CR: Read everything. Write every day. Remember bad grammar is like showing up for an important job interview in flip flops. Doesn’t matter if you can do the job or not, you still look like you don’t respect it, and you’re out.
KS: That is tremendous advice and a great analogy regarding incorrect grammar. I have read frustrated author blogs on how some writers rely on the computer grammar and spell check even when it is clearly wrong. That’s another reason for always using an editor. What would you like your legacy as a writer to be?
CR: I remember when Nadia Comaneci had all those perfect scores in the Olympics, but watching her, it just looked so easy, like everyone should be able to just gyrate and flip and rotate like that. When someone has mastered their craft and realized their full potential, they make whatever they are doing look easy. The hard work of getting to that point disappears in the finished product. I’d like people to read my books (and I think there are going to be more of them) and say wow, she made that look so easy.
KS: You have daughters. Any of them catch the writing bug?
CR: My daughters did not get the writing bug at all. They both have impressive vocabularies and know their grammar, but one is an aesthetician and mom, and one is a nurse. I bought a new hall runner rug when they were in college, and the ends kept rolling up. I had it between their two rooms, so I told them to get some big textbooks and hold down the corners till the rug got trained/straightened. A few days later I was taking their laundry down the hall and looked at the four books. Genetics, drug interactions, microdermabrasion, and the complete dictionary of cosmetic ingredients. (Did you know that in the UK, those governments have a list of over 2,000 components that cannot be used in cosmetics whereas in the U.S. that list is like 20?) I said, “Oh my goodness girls, all these thick books and not one Riverside Shakespeare between you?” They still laugh about that.
KS: What are you currently working on?
CR: I’ve got two big projects going on. A memoir called Crave and a novel called The Past Tense of Wick. I don’t believe in writer’s block, but I do think you can drain your creative pool if you don’t take care to replenish. I almost always have two or three things going on. I go back and forth to keep fresh. And I read a lot, so that keeps me thinking.

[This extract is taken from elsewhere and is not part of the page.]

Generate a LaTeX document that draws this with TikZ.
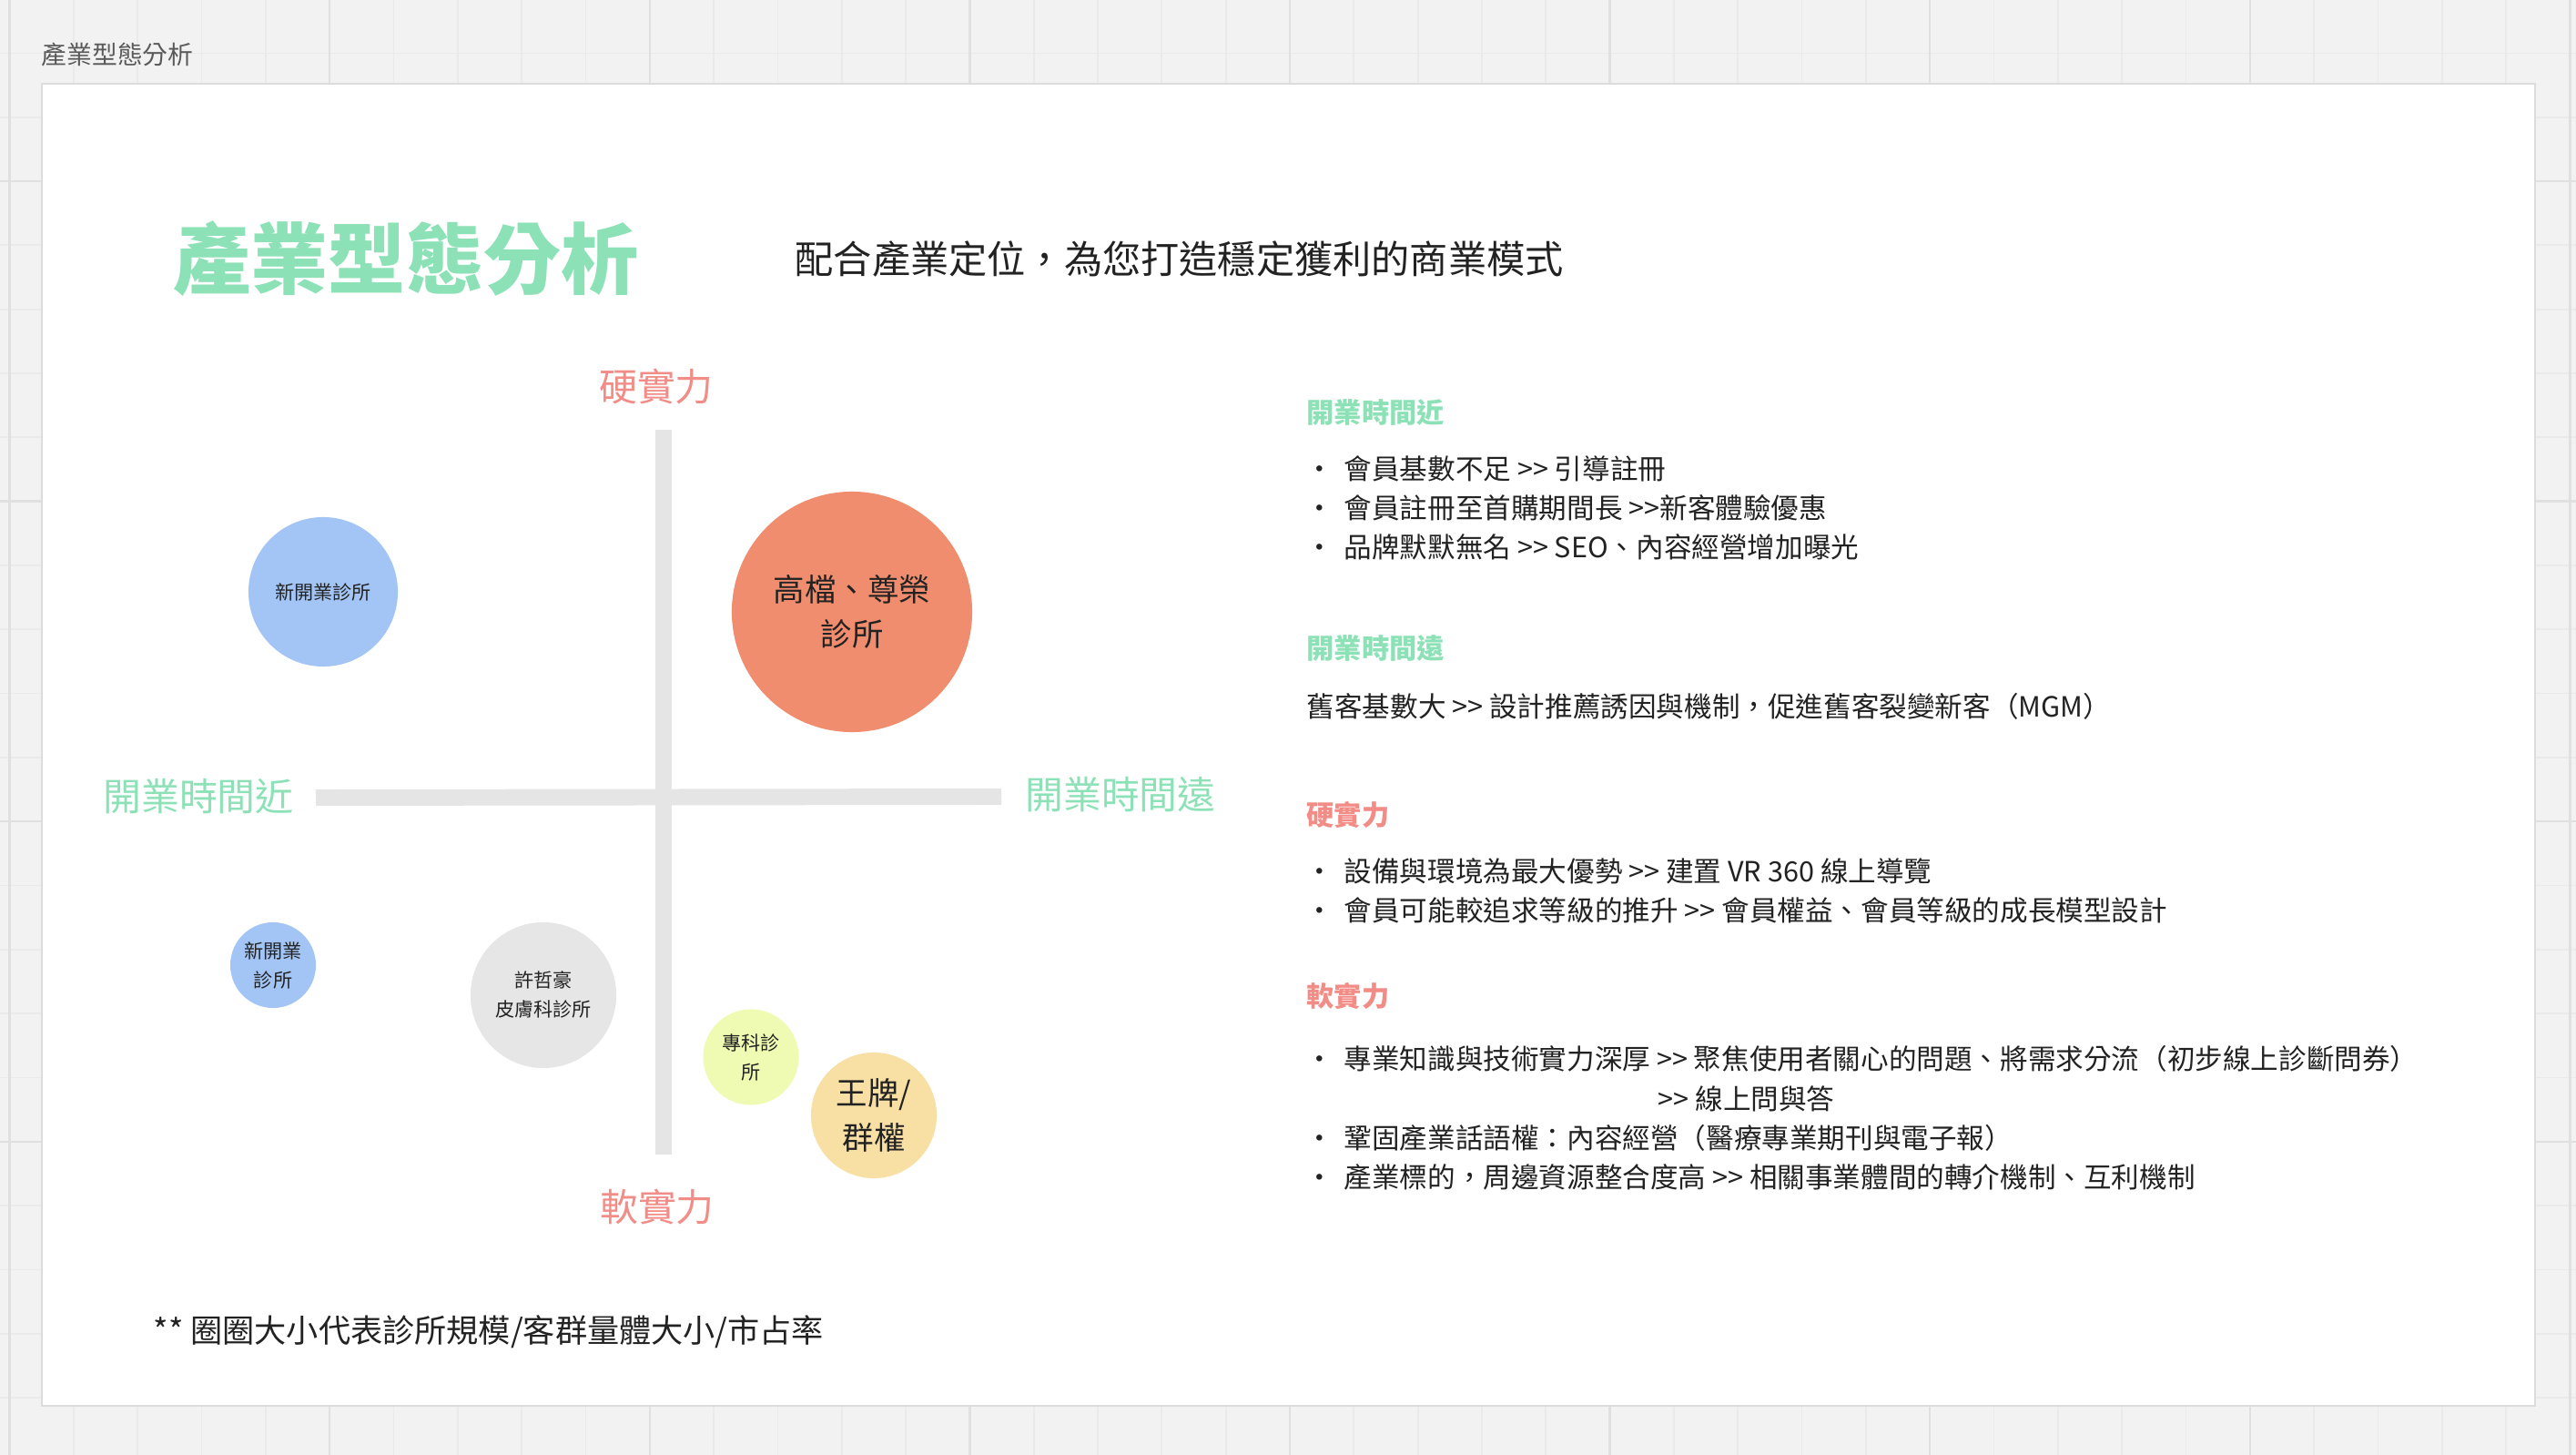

KS: Any other important insights you would like to add?
CR: I read a lot of manuscripts that are basically wannabes. The next Hunger Games, Game of Thrones, Twilight, Harry Potter, et al. One thing that is not helpful at all is fan fiction. Don’t rob someone else of their universe and don’t copy their ideas. Make up your own characters and your own universe. Be innovative. Not reactionary.
KS: Your advice about avoiding fan fiction has great merit. One aspect I’ve found to be true with my own writing, is that I’m not interested in trying to copy the success of other authors. Thank you, Cherri, for a terrific interview.